Translator’s Note: In Tristia (1922), his second collection of poems, Osip Mandelstam responded to the wars and upheaval of the years between 1917 and 1922 in Russia by celebrating the order and culture of the classical world. He spent part of these years as a refugee in the Crimea, which remained for a long time sheltered from the revolutionary and civil wars. The Crimea was to Mandelstam sacred ground because it had been part of the ancient Greek world, and he particularly valued the peace and hospitality he found there with the painter S.Y. Sudeikin and his wife, Vera Arturovna. Vera Sudeikin, who later married Igor Stravinsky, died in New York on September 17, 1982.

In his “Tristia,” Ovid wrote of his exile from Rome to the shores of the Black Sea. Mandelstam’s “Tristia” partly echoes Ovid’s account of his last night in Rome, and perhaps also records Mandelstam’s sense that the Saint Petersburg he loved, and the life he had known there before the Revolution, were gone forever.

TRISTIA

I have studied the science of saying goodbye
In a night of lamentations with hair unbound.
The oxen chew, and the wait drags on and on
Till the last hour of the city’s vigil comes round,
And I ponder the ritual of that cockcrow night
When I lifted the load of sorrow I must bear
While eyes red from weeping stared somewhere out of sight
And the song of the Muses merged with a woman’s tears.
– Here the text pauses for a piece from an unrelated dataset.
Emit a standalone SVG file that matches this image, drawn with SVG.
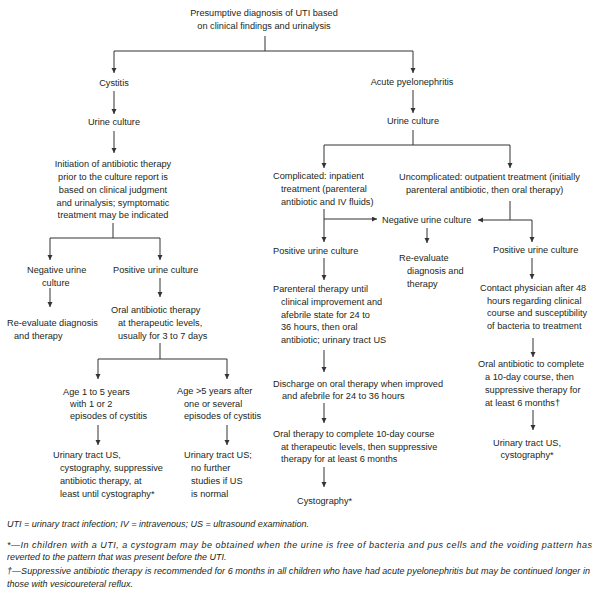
<svg xmlns="http://www.w3.org/2000/svg" width="600" height="603" viewBox="0 0 600 603">
<style>
text{font-family:"Liberation Sans",Arial,sans-serif;font-size:9.2px;fill:#231f20}
.m{text-anchor:middle}
.fn{font-style:italic;font-size:9px}
.c line,.c path{stroke:#333;stroke-width:1;fill:none}
.a{marker-end:url(#ah)}
</style>
<defs>
<marker id="ah" markerUnits="userSpaceOnUse" markerWidth="6" markerHeight="6" refX="5" refY="2.5" orient="auto">
<path d="M0,0 L5,2.5 L0,5 z" fill="#333"/>
</marker>
</defs>
<rect width="600" height="603" fill="#fff"/>
<g class="c" id="connectors">
<line x1="265" y1="36" x2="265" y2="51"/>
<line x1="114" y1="51" x2="413" y2="51"/>
<line class="a" x1="114" y1="51" x2="114" y2="73"/>
<line class="a" x1="413" y1="51" x2="413" y2="73"/>
<line class="a" x1="114" y1="91" x2="114" y2="114"/>
<line class="a" x1="114" y1="131" x2="114" y2="153"/>
<line x1="113" y1="223" x2="113" y2="238"/>
<line x1="50" y1="238" x2="160" y2="238"/>
<line class="a" x1="50" y1="238" x2="50" y2="260"/>
<line class="a" x1="160" y1="238" x2="160" y2="260"/>
<line class="a" x1="50" y1="288" x2="50" y2="307"/>
<line class="a" x1="160" y1="278" x2="160" y2="297"/>
<line x1="160" y1="343" x2="160" y2="359"/>
<line x1="98" y1="359" x2="227" y2="359"/>
<line class="a" x1="98" y1="359" x2="98" y2="379"/>
<line class="a" x1="227" y1="359" x2="227" y2="379"/>
<line class="a" x1="98" y1="425" x2="98" y2="445"/>
<line class="a" x1="227" y1="425" x2="227" y2="445"/>
<line class="a" x1="413" y1="90" x2="413" y2="113"/>
<line x1="413" y1="130" x2="413" y2="145"/>
<line x1="324" y1="145" x2="510" y2="145"/>
<line class="a" x1="324" y1="145" x2="324" y2="168"/>
<line class="a" x1="510" y1="145" x2="510" y2="168"/>
<line class="a" x1="324" y1="209" x2="324" y2="242"/>
<line class="a" x1="324" y1="219" x2="377" y2="219"/>
<line x1="510" y1="201" x2="510" y2="220"/>
<line class="a" x1="510" y1="220" x2="478" y2="220"/>
<path class="a" d="M510,220 H532 V242"/>
<line class="a" x1="427" y1="228" x2="427" y2="243"/>
<line class="a" x1="324" y1="258" x2="324" y2="280"/>
<line class="a" x1="324" y1="350" x2="324" y2="372"/>
<line class="a" x1="324" y1="403" x2="324" y2="423"/>
<line class="a" x1="324" y1="467" x2="324" y2="487"/>
<line class="a" x1="532" y1="258" x2="532" y2="279"/>
<line class="a" x1="533" y1="338" x2="533" y2="357"/>
<line class="a" x1="533" y1="410" x2="533" y2="430"/>
</g>
<g id="title"><text class="m" x="264" y="16">Presumptive diagnosis of UTI based<tspan x="264" y="29">on clinical findings and urinalysis</tspan></text></g>
<g id="cystitis"><text class="m" x="114" y="86">Cystitis</text></g>
<g id="urine-culture-left"><text class="m" x="114" y="125">Urine culture</text></g>
<g id="initiation"><text class="m" x="113" y="167">Initiation of antibiotic therapy<tspan x="113" y="180">prior to the culture report is</tspan><tspan x="113" y="193">based on clinical judgment</tspan><tspan x="113" y="206">and urinalysis; symptomatic</tspan><tspan x="113" y="218">treatment may be indicated</tspan></text></g>
<g id="negative-left"><text x="27" y="273">Negative urine<tspan x="42" y="286">culture</tspan></text></g>
<g id="positive-left"><text x="113" y="273">Positive urine culture</text></g>
<g id="reevaluate-left"><text x="7" y="326">Re-evaluate diagnosis<tspan x="14" y="339">and therapy</tspan></text></g>
<g id="oral-left"><text x="111" y="313">Oral antibiotic therapy<tspan x="118" y="326">at therapeutic levels,</tspan><tspan x="118" y="339">usually for 3 to 7 days</tspan></text></g>
<g id="age1to5"><text x="63" y="395">Age 1 to 5 years<tspan x="70" y="407">with 1 or 2</tspan><tspan x="70" y="419">episodes of cystitis</tspan></text></g>
<g id="age5plus"><text x="177" y="394">Age &gt;5 years after<tspan x="184" y="407">one or several</tspan><tspan x="184" y="419">episodes of cystitis</tspan></text></g>
<g id="us-left-1"><text x="53" y="458">Urinary tract US,<tspan x="60" y="471">cystography, suppressive</tspan><tspan x="60" y="484">antibiotic therapy, at</tspan><tspan x="60" y="497">least until cystography*</tspan></text></g>
<g id="us-left-2"><text x="184" y="458">Urinary tract US;<tspan x="191" y="471">no further</tspan><tspan x="191" y="484">studies if US</tspan><tspan x="191" y="497">is normal</tspan></text></g>
<g id="acute"><text class="m" x="412" y="85">Acute pyelonephritis</text></g>
<g id="urine-culture-right"><text class="m" x="413" y="124">Urine culture</text></g>
<g id="complicated"><text x="273" y="179">Complicated: inpatient<tspan x="281" y="192">treatment (parenteral</tspan><tspan x="281" y="205">antibiotic and IV fluids)</tspan></text></g>
<g id="uncomplicated"><text x="399" y="180">Uncomplicated: outpatient treatment (initially<tspan x="406" y="193">parenteral antibiotic, then oral therapy)</tspan></text></g>
<g id="negative-right"><text x="382" y="223">Negative urine culture</text></g>
<g id="reevaluate-right"><text x="399" y="261">Re-evaluate<tspan x="407" y="274">diagnosis and</tspan><tspan x="407" y="287">therapy</tspan></text></g>
<g id="positive-mid"><text x="273" y="254">Positive urine culture</text></g>
<g id="positive-right"><text x="493" y="253">Positive urine culture</text></g>
<g id="parenteral"><text x="273" y="292">Parenteral therapy until<tspan x="281" y="305">clinical improvement and</tspan><tspan x="281" y="318">afebrile state for 24 to</tspan><tspan x="281" y="330">36 hours, then oral</tspan><tspan x="281" y="343">antibiotic; urinary tract US</tspan></text></g>
<g id="contact"><text x="480" y="291">Contact physician after 48<tspan x="487" y="304">hours regarding clinical</tspan><tspan x="487" y="316">course and susceptibility</tspan><tspan x="487" y="329">of bacteria to treatment</tspan></text></g>
<g id="discharge"><text x="273" y="387">Discharge on oral therapy when improved<tspan x="282" y="399">and afebrile for 24 to 36 hours</tspan></text></g>
<g id="oral-therapy"><text x="273" y="437">Oral therapy to complete 10-day course<tspan x="281" y="450">at therapeutic levels, then suppressive</tspan><tspan x="281" y="462">therapy for at least 6 months</tspan></text></g>
<g id="cystography"><text x="297" y="504">Cystography*</text></g>
<g id="oral-right"><text x="478" y="367">Oral antibiotic to complete<tspan x="485" y="380">a 10-day course, then</tspan><tspan x="485" y="393">suppressive therapy for</tspan><tspan x="485" y="406">at least 6 months†</tspan></text></g>
<g id="us-right"><text class="m" x="527" y="446">Urinary tract US,<tspan x="527" y="458">cystography*</tspan></text></g>
<g id="footnotes">
<text class="fn" x="7" y="527">UTI = urinary tract infection; IV = intravenous; US = ultrasound examination.</text>
<text class="fn" x="7" y="548" textLength="585" lengthAdjust="spacing">*—In children with a UTI, a cystogram may be obtained when the urine is free of bacteria and pus cells and the voiding pattern has</text>
<text class="fn" x="7" y="560">reverted to the pattern that was present before the UTI.</text>
<text class="fn" x="7" y="574" textLength="583" lengthAdjust="spacing">†—Suppressive antibiotic therapy is recommended for 6 months in all children who have had acute pyelonephritis but may be continued longer in</text>
<text class="fn" x="7" y="587">those with vesicoureteral reflux.</text>
</g>
</svg>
Who can know, when he hears the word “farewell”
What kind of separation is before us,
Or what it is the crowing cock foretells
When the fire burns upon the acropolis,
And as some new kind of life is dawning,
While the oxen chew lethargically in their stall,
Why the cock, the herald of new life,
Flaps his wings on the city wall?

And so I cherish the familiar rituals of yarn:
The shuttle moves to and fro, the spindle hums,
Look there—running, like a fleck of swansdown,
Barefoot Delia comes!
Ah, this life of ours stands upon a base so thin,
And the language of rejoicing is so poor!
It all happened long ago, it all happens once more,
And nothing is sweet but the moment of recognition.

So be it: a fluid pattern
Spreads across a clean earthen plate
Like a squirrel skin someone has flattened,
Hovering over the wax, a girl waits.
It is not for us to speculate about Greek Erebus,
What wax is for women, bronze is for men.
Fate comes only in battle for us,
But their fate is to die in telling fortunes.
(1918)

THE STREAM OF GOLDEN HONEY

for Vera Stravinsky

The stream of golden honey trickled out of the bottle, so viscous
And so very slow, that the lady of the house had time to say:
Here, in sad Tauride, where our destiny has brought us,
We are not bored—she glanced over her shoulder—not in any way.

Everywhere they are working for Bacchus, as if the world held only
Watchmen and dogs—as you pass by, you won’t see anyone—
The quiet days are like ponderous barrels, rolling along:
There are voices far off in a hut—you won’t understand them, you
won’t reply.
After tea we went outside, into a wide brown garden;
Dark blinds like eyelashes hung to the window-sills,
We went past the white columns to look at the vines,
Where the crystal air poured down over sleeping hills.

I said: the vine is alive, like some battle of long ago,
Where curling ranks of curl-crested riders charge.
The science of Hellas is in stony Tauride, and so
The rusted furrows are here, the noble gold acreage.

Well, yes, and silence stands like a spinning-wheel in the white
chamber.It smells of paint, of vinegar, of cool wine from the cellar.
The wife in the Greek house, that they all loved—do you remember—
Not Helen—the other one—how long she used to embroider?

Golden Fleece, where are you, Golden Fleece?
All voyage long the crashing of heavy waves,
And leaving his ship, its sails worn thin by the seas,
Odysseus came home, sated with time and space.